Addressing these complexities effectively often depends on choosing the right technologies. In the next section, it’s highlighted how Pathway specifically supports real-time data processing, bridging the gap between discovery-driven insights and actionable analytics.
9. How Pathway Fits into the Journey
Pathway is a high-performance streaming database built to handle large volumes of real-time data. Its strengths include:
- Stateful Data Processing: Unlike traditional event streaming tools, Pathway maintains state, allowing complex transformations to be computed in real time.
- Scalable Architecture: Suitable for both small projects and large-scale enterprise applications, thanks to its distributed design and efficient resource usage.
- Easy-to-Use API: Pathway provides user-friendly APIs (in Python or Rust) that allow developers to define complex dataflow computations without excessive boilerplate.
- Advanced Streaming Capabilities: Ideal for scenarios where real-time insights or immediate data transformation is critical, such as fraud detection or real-time analytics dashboards.

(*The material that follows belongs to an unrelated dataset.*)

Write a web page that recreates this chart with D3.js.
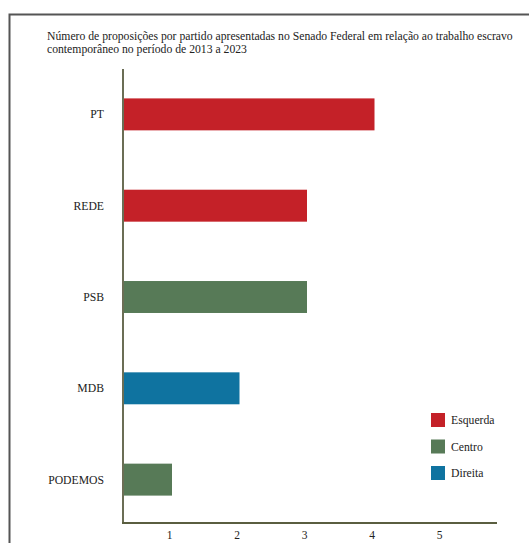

By incorporating Pathway into your pipeline stack, you gain an engine specifically optimized for real-time data transformations, bridging the gap between data discovery (where you learn about the data’s structure and potential) and advanced analytics (where you apply transformations on streaming or fast-moving data).
Here’s a quick high-level overview of how Pathway might fit in:
- Data Ingestion: Data flows from sources like Kafka or IoT devices into Pathway.
- Real-Time Transformation: Pathway aggregates, enriches, and cleans data on the fly.
- Downstream Distribution: Pathway continuously updates data in storage layers or triggers alerts in analytics systems, ensuring you have an always up-to-date view of your data.
This tight loop between discovery and action means you can iterate and deploy new data insights much faster than with a purely batch-driven architecture.
10. Conclusion
The path from data discovery to an automated, production-ready data pipeline is both rewarding and filled with potential challenges.
- Data discovery sets the foundation by clarifying what data is available and whether it meets your business needs.
- Building a pipeline automates the flow of that data from ingestion to final analysis, ensuring the right people and applications have the right data at the right time.
However, success doesn’t end at the initial deployment. Maintaining a robust pipeline involves:
- Continuous monitoring of data quality.
- Keeping documentation updated.
- Ensuring security and compliance measures evolve with regulatory changes.
- Regularly revisiting your data strategy to incorporate new sources or tools.
For real-time needs, platforms like Pathway offer specialized capabilities that can bring fresh insights to life as soon as data is generated. Whether you’re a beginner mapping out your first pipeline or an experienced data engineer scaling complex architectures, embracing best practices—alongside the right tools—can elevate your data operations to new heights.